Which is not nearly enough to justify all the extra cost of suddenly not knowing what encoding your text file is in any more, not when we've finally reached the point of being able to open a text file and just know the encoding.

P.S. I didn't even mention the Shift JIS encoding, and there's a reason I didn't. I've never had to use it "for real", but I've read about it. No. No thank you. No. Shudder. I'm not knocking the cleverness of it, it was entirely necessary back when all you had was 8 bits to work with. But let me put it this way: it's not a coincidence that Japan invented a word (mojibake) to represent what happens when you see text interpreted in the wrong encoding. There were multiple variations of Shift JIS (and there was also EUC-JP just to throw extra confusion into the works), so Japanese people saw garbled text all the time as it moved from one computer running Windows, to an email server likely running Unix, to another computer running Windows... it was a big mess.

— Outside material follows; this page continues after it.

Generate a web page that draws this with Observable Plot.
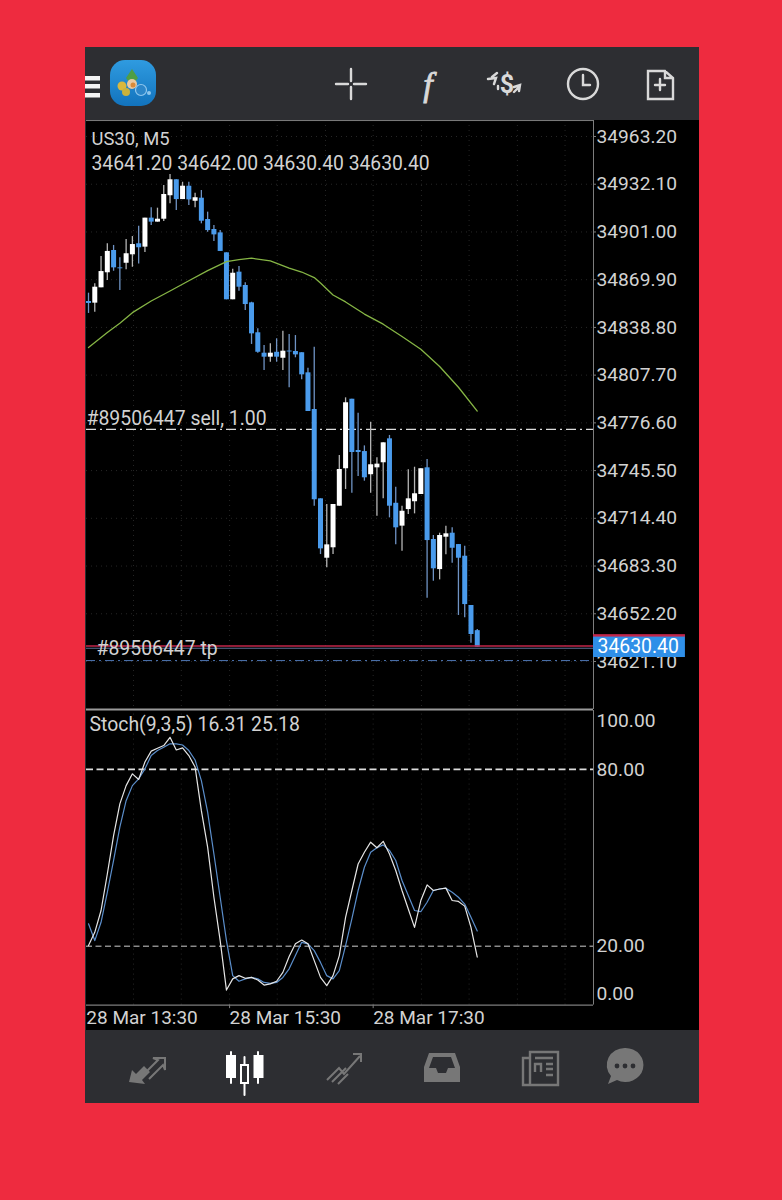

It's also not a coincidence that (according to Wikipedia), 99.1% of Japanese websites (defined as "in the .jp domain") are encoded in UTF-8, while Shift JIS is used by only 1% (probably about 0.95% rounded up) of .jp websites.

So in practice, nearly everyone in Japan would rather have slightly less efficient encoding of text, but know for a fact that their text will be read correctly on the other end.